I went hiking with a friend of mine whom I shall
refer to as my Semitic Soul Sister, because we are both Jewish in some form or
fashion. We went to a place here in Nashville called Radnor Lake. This body of water seems like a bit of an anomaly because
the 85-acre lake and surrounding woodlands are smack dab in the middle of a
residential area. It seems odd that something so big and so wild could be
so contained.
Semitic Soul Sister and I bounded down the trail
taking in the glorious sight of multi-colored falling leaves. The trail
was lined with wood chips before we began our journey, but not afterwards,
because most of them ended up in my sneakers. About half way down the
trail, we had to stop at an intersection closed due to the crossing of a rafter
of wild turkeys. The happy little birds waddled slowly and leisurely to
their destination, and those of us on the trail just stood in awe of them.
The delightful little eye candy was short-lived, however, when a power
walker decided to barrel through the crossing, spooking the birds and sending
them on their way.
Right around where the birds scattered, I saw
three different deer feeding on some flowers and sprouts. Some of us
moved a little closer to the deer to get a better look at them. I was
very cautious, because in the past, deer I had encountered were easily
startled. One of the other hikers along the trail said, “Don’t worry.
You can get really close to them and they won’t run off because they’re
so used to humans around here.” Learning that made me…sad.
I couldn’t have told you at the moment why I was
sad. Who wouldn’t like a close-up, unobstructed view of nature? A
little more reflection, however, revealed the cause.
There are so few avenues for adventure left.
To see what was once frontier become so domesticated and so tame pierced
something in my heart. The lavish beauty I witnessed along those trails
that day was so striking -- not in its refinement, but in its wildness.
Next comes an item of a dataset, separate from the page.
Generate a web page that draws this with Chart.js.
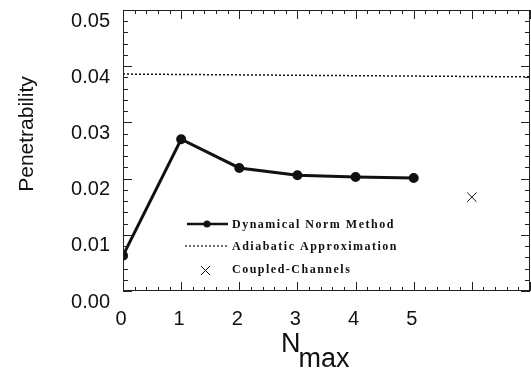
<!DOCTYPE html>
<html>
<head>
<meta charset="utf-8">
<script src="https://cdn.jsdelivr.net/npm/chart.js@4.4.0/dist/chart.umd.min.js"></script>
<style>
    html, body { margin: 0; padding: 0; background: #fff; }
    #wrap { width: 531px; height: 371px; }
</style>
</head>
<body>
<div id="wrap"><canvas id="chart1" width="531" height="371"></canvas></div>
<script>
// values
const nmax = [0, 1, 2, 3, 4, 5];
const dynamicalNorm = [0.0063, 0.0270, 0.0219, 0.0206, 0.0203, 0.0201];
const adiabaticX = [0, 7];
const adiabatic = [0.0386, 0.0381];
const coupledX = [6];
const coupled = [0.0167];
const xTickLabels = ['0', '1', '2', '3', '4', '5'];
const legendLabels = ['Dynamical Norm Method', 'Adiabatic Approximation', 'Coupled-Channels'];

const toPoints = (xs, ys) => xs.map((x, i) => ({ x: x, y: ys[i] }));

// no extra margin for edge labels, the plot box is fixed
function noPadding(scale) {
    scale.paddingTop = 0;
    scale.paddingBottom = 0;
    scale.paddingLeft = 0;
    scale.paddingRight = 0;
}

// inward minor/major ticks on all four sides plus the frame
const frameTicks = {
    id: 'frameTicks',
    afterDraw(chart) {
        const ctx = chart.ctx;
        const area = chart.chartArea;
        const xs = chart.scales.x;
        const ys = chart.scales.y;
        ctx.save();
        ctx.strokeStyle = '#222';
        ctx.lineWidth = 1;
        ctx.strokeRect(area.left + 0.5, area.top + 0.5, area.right - area.left - 1, area.bottom - area.top - 1);
        ctx.beginPath();
        for (let i = 0; i <= 35; i++) {
            const px = Math.round(xs.getPixelForValue(i * 0.2)) + 0.5;
            const len = i % 5 === 0 ? 9 : 4;
            ctx.moveTo(px, area.bottom);
            ctx.lineTo(px, area.bottom - len);
            ctx.moveTo(px, area.top);
            ctx.lineTo(px, area.top + len);
        }
        for (let i = 0; i <= 25; i++) {
            const py = Math.round(ys.getPixelForValue(i * 0.002)) + 0.5;
            const len = i % 5 === 0 ? 9 : 5;
            ctx.moveTo(area.left, py);
            ctx.lineTo(area.left + len, py);
            ctx.moveTo(area.right, py);
            ctx.lineTo(area.right - len, py);
        }
        ctx.stroke();
        ctx.restore();
    }
};

// legend inside the plot and axis titles
const labelsPlugin = {
    id: 'labelsPlugin',
    afterDraw(chart) {
        const ctx = chart.ctx;
        ctx.save();
        ctx.fillStyle = '#111';
        ctx.strokeStyle = '#111';

        // legend
        ctx.font = 'bold 12px "Liberation Serif"';
        ctx.letterSpacing = '1.5px';
        ctx.textBaseline = 'middle';
        ctx.textAlign = 'left';

        ctx.lineWidth = 2.5;
        ctx.beginPath();
        ctx.moveTo(187, 224);
        ctx.lineTo(228, 224);
        ctx.stroke();
        ctx.beginPath();
        ctx.arc(207, 224, 3.5, 0, Math.PI * 2);
        ctx.fill();
        ctx.fillText(legendLabels[0], 232, 225);

        ctx.lineWidth = 1.2;
        ctx.setLineDash([2, 2]);
        ctx.beginPath();
        ctx.moveTo(185, 246);
        ctx.lineTo(228, 246);
        ctx.stroke();
        ctx.setLineDash([]);
        ctx.fillText(legendLabels[1], 232, 247);

        ctx.lineWidth = 1;
        ctx.beginPath();
        ctx.moveTo(201, 266);
        ctx.lineTo(210, 275);
        ctx.moveTo(210, 266);
        ctx.lineTo(201, 275);
        ctx.stroke();
        ctx.fillText(legendLabels[2], 232, 270);

        // y title
        ctx.letterSpacing = '0px';
        ctx.font = '21px "Liberation Sans"';
        ctx.textBaseline = 'alphabetic';
        ctx.textAlign = 'center';
        ctx.save();
        ctx.translate(33, 134);
        ctx.rotate(-Math.PI / 2);
        ctx.fillText('Penetrability', 0, 0);
        ctx.restore();

        // x title N_max
        ctx.textAlign = 'left';
        ctx.font = '27px "Liberation Sans"';
        ctx.fillText('N', 281, 352);
        const nw = ctx.measureText('N').width;
        ctx.fillText('max', 281 + nw - 2, 367);
        ctx.restore();
    }
};

const ctx = document.getElementById('chart1').getContext('2d');
new Chart(ctx, {
    type: 'scatter',
    data: {
        datasets: [
            {
                label: legendLabels[0],
                data: toPoints(nmax, dynamicalNorm),
                showLine: true,
                borderColor: '#111',
                backgroundColor: '#111',
                borderWidth: 3,
                pointRadius: 3.5,
                tension: 0
            },
            {
                label: legendLabels[1],
                data: toPoints(adiabaticX, adiabatic),
                showLine: true,
                borderColor: '#111',
                borderWidth: 1.5,
                borderDash: [2, 2],
                pointRadius: 0
            },
            {
                label: legendLabels[2],
                data: toPoints(coupledX, coupled),
                pointStyle: 'crossRot',
                pointRadius: 6.5,
                borderColor: '#111',
                borderWidth: 1
            }
        ]
    },
    options: {
        responsive: false,
        animation: false,
        layout: { autoPadding: false, padding: { top: 10, right: 1, left: 0, bottom: 0 } },
        plugins: {
            legend: { display: false },
            tooltip: { enabled: false }
        },
        scales: {
            x: {
                type: 'linear',
                min: 0,
                max: 7,
                grid: { display: false, drawTicks: false },
                border: { display: false },
                ticks: {
                    stepSize: 1,
                    padding: 16,
                    labelOffset: -2,
                    color: '#111',
                    font: { family: 'Liberation Sans', size: 20 },
                    callback: v => xTickLabels[v] ?? ''
                },
                afterFit: scale => { scale.height = 80; noPadding(scale); }
            },
            y: {
                min: 0,
                max: 0.05,
                grid: { display: false, drawTicks: false },
                border: { display: false },
                ticks: {
                    stepSize: 0.01,
                    padding: 13,
                    labelOffset: 11,
                    color: '#111',
                    font: { family: 'Liberation Sans', size: 20 },
                    callback: v => v.toFixed(2)
                },
                afterFit: scale => { scale.width = 123; noPadding(scale); }
            }
        }
    },
    plugins: [frameTicks, labelsPlugin]
});
</script>
</body>
</html>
Nowadays, beauty is a costly commodity. It is highly processed,
developed, and expensive. Women will pay all sorts of money to replicate
a certain look. Yet the loveliness of an autumn day, with a million
scattered crunchy leaves, a myriad of wildlife, and a cacophony of sounds and
intricate rhythms, still trumps anything that man can reproduce simply because
it cannot be quantified. So many different colors and seemingly opposing
elements, scattered across that landscape, yet somehow woven together for a
feast for the eyes in a gorgeous orderly chaos. It’s a beauty man can try
to copy but can never manufacture. The alluring wildness, whose power
over us lies in that we can appreciate it, but never own it.
I have been thinking a lot about what real
beauty is. It’s not something I can conjure up. It is something
God-given, God-made, and -- dare I say -- a little bit ferocious. I still
haven’t cleaned out the wood chips from my sneakers, because when I wear them,
I am reminded of the importance of taking a walk on the wild side.
“Life consists with wildness. The most
alive is the wildest. Not yet subdued to man, its presence refreshes him.
One who pressed forward incessantly and never rested from his labors, who
grew fast and made infinite demands on life, would always find himself in a new
country or wilderness, and surrounded by the raw material of life. He would be
climbing over the prostrate stems of primitive forest-trees.” Henry David
Thoreau
The End
MILK!!!!!!!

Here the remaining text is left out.